Shortly after NCLB was in place, the Illinois branch of the Association of Community Organizations for Reform Now (ACORN), the nation's largest organization of low and moderate-income families, resolved to determine whether Chicago teachers were "highly qualified," as required by federal law.
"We saw NCLB as a possible tool for parents to really improve the quality of instruction in the classrooms," says Madeline Talbott, head organizer for Illinois ACORN in Chicago.
Yet even for a savvy group like ACORN, just finding the state's definition of qualified proved problematic. Currently, highly qualified teachers are those who have passed a state test in their subject area and hold an Illinois teacher's certification.
But the hurdles encountered by ACORN underscore the challenges a parent trying to uncover this information on her own would face.
Today, the district regularly sends out letters about its teachers, says Ms. Talbott, but often they aren't particularly informative.
One laudatory note might sing the praises of a Yale educated teacher who earned his Master's from Harvard and taught students in South Africa - without any mention of his preparation to teach chemistry to Chicago schoolchildren.
"We have some tools, but we're still on this long march to get to the point where they're useful," says Ms. Talbott. "We're not there yet, but we'll get there."
John Beam, executive director of the National Center for Schools and Communities at Fordham University in New York - which, along with Cross City Campaign and the Center for Community Change in Washington, conducted the conversations with the 26 grass-roots organizations - wonders what happens once parents have discovered that their teachers are flawed.
"So we've demonstrated ... that we need to get better teachers in our classrooms," he says. "But nothing in No Child Left Behind makes it easier to do that."
In another effort to foster stronger partnerships between parents and schools, New York this year hired parent coordinators to act as liaisons in each of the city's 1,200 schools.
The degree to which they've opened lines of communication varies by school, says Gail Gadsden, who fills the position at PS 212 in the Bronx and is a member of MOM.
At her school, Ms.

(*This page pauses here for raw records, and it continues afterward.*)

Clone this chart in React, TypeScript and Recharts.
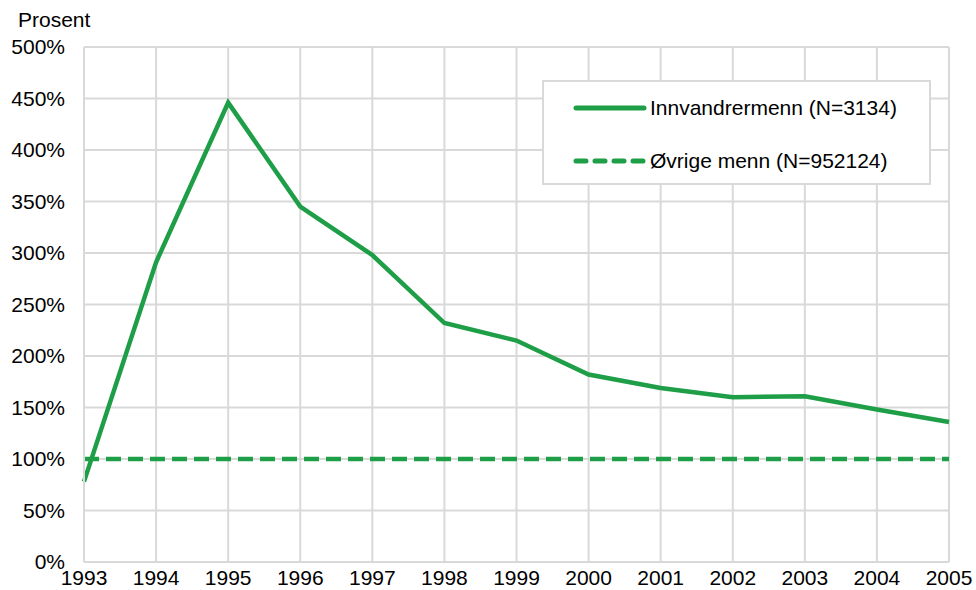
import { LineChart, Line, XAxis, YAxis, CartesianGrid } from 'recharts'

const FONT = "'Liberation Sans', Arial, sans-serif"
const GREEN = '#1f9e48'
const GRID = '#d9d9d9'
const FS = 21

const years = [1993, 1994, 1995, 1996, 1997, 1998, 1999, 2000, 2001, 2002, 2003, 2004, 2005]
const innvandrer = [78, 291, 446, 345, 298, 232, 215, 182, 169, 160, 161, 148, 136]
const ovrige = [100, 100, 100, 100, 100, 100, 100, 100, 100, 100, 100, 100, 100]
const yTicks = [0, 50, 100, 150, 200, 250, 300, 350, 400, 450, 500]
const seriesNames = ['Innvandrermenn (N=3134)', 'Øvrige menn (N=952124)']

const data = years.map((y, i) => ({ year: y, inn: innvandrer[i], ovr: ovrige[i] }))

const tick = { fill: '#000', fontSize: FS, fontFamily: FONT }

function LegendBox() {
  const dashes = [undefined, '10 9']
  return (
    <div style={{ position: 'absolute', left: 542, top: 80, width: 389, height: 105, background: '#fff', border: `2px solid ${GRID}`, boxSizing: 'border-box', paddingTop: 12 }}>
      {seriesNames.map((name, i) => (
        <div key={i} style={{ display: 'flex', alignItems: 'center', height: 27, marginBottom: i === 0 ? 26 : 0 }}>
          <svg width={106} height={10} style={{ flexShrink: 0 }}>
            <line x1={32} y1={5} x2={100} y2={5} stroke={GREEN} strokeWidth={5} strokeDasharray={dashes[i]} strokeLinecap="round" />
          </svg>
          <span style={{ fontFamily: FONT, fontSize: FS, color: '#000', whiteSpace: 'nowrap' }}>{name}</span>
        </div>
      ))}
    </div>
  )
}

export default function App() {
  return (
    <div style={{ position: 'absolute', left: 0, top: 0, width: 976, height: 590, background: '#fff' }}>
      <div style={{ position: 'absolute', left: 18, top: 8, fontFamily: FONT, fontSize: FS, color: '#000' }}>Prosent</div>
      <LineChart width={976} height={590} data={data} margin={{ top: 47, right: 27, bottom: 0, left: 0 }}>
        <CartesianGrid stroke={GRID} strokeWidth={2} horizontalValues={yTicks} verticalValues={years} />
        <XAxis
          dataKey="year"
          type="number"
          domain={[1993, 2005]}
          ticks={years}
          interval={0}
          height={28}
          tick={tick}
          tickLine={false}
          axisLine={{ stroke: GRID, strokeWidth: 2 }}
          tickSize={0}
          tickMargin={8}
        />
        <YAxis
          domain={[0, 500]}
          ticks={yTicks}
          interval={0}
          width={84}
          tick={tick}
          tickFormatter={(v) => `${v}%`}
          tickLine={false}
          axisLine={{ stroke: GRID, strokeWidth: 2 }}
          tickSize={0}
          tickMargin={19}
        />
        <Line type="linear" dataKey="ovr" name={seriesNames[1]} stroke={GREEN} strokeWidth={4.5} strokeDasharray="15 7" dot={false} isAnimationActive={false} />
        <Line type="linear" dataKey="inn" name={seriesNames[0]} stroke={GREEN} strokeWidth={4.5} dot={false} isAnimationActive={false} />
      </LineChart>
      <LegendBox />
    </div>
  )
}
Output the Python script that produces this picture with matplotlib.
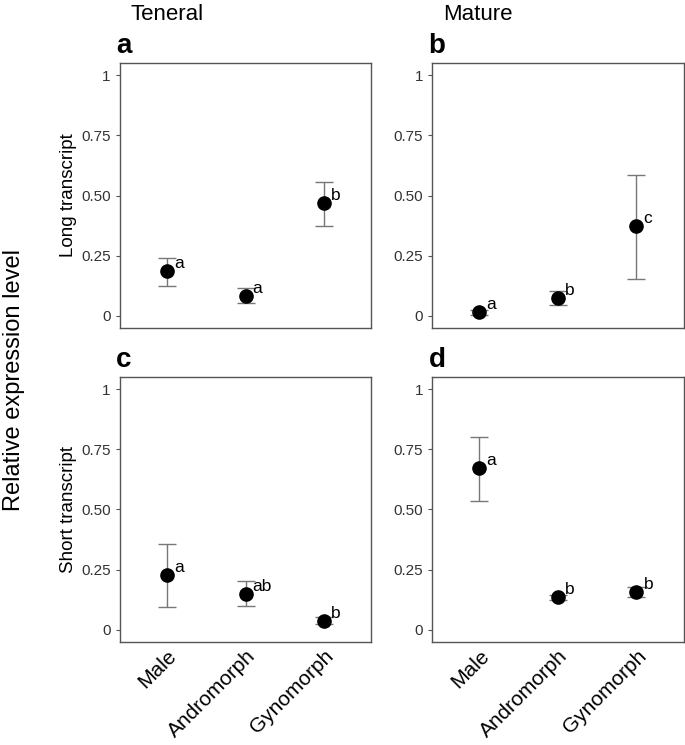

Gadsden boasts, parents now volunteer one day a week to tutor their children in their classrooms.
But most of the parents Gadsden works with understand only fragments of NCLB. They may know, for instance, about the option to switch their child out of a struggling school, but not how to go about doing that.
Whose fault is this gap in understanding?
"I'm not going to blame the government," she says. "They put the information out there, and we have to read it."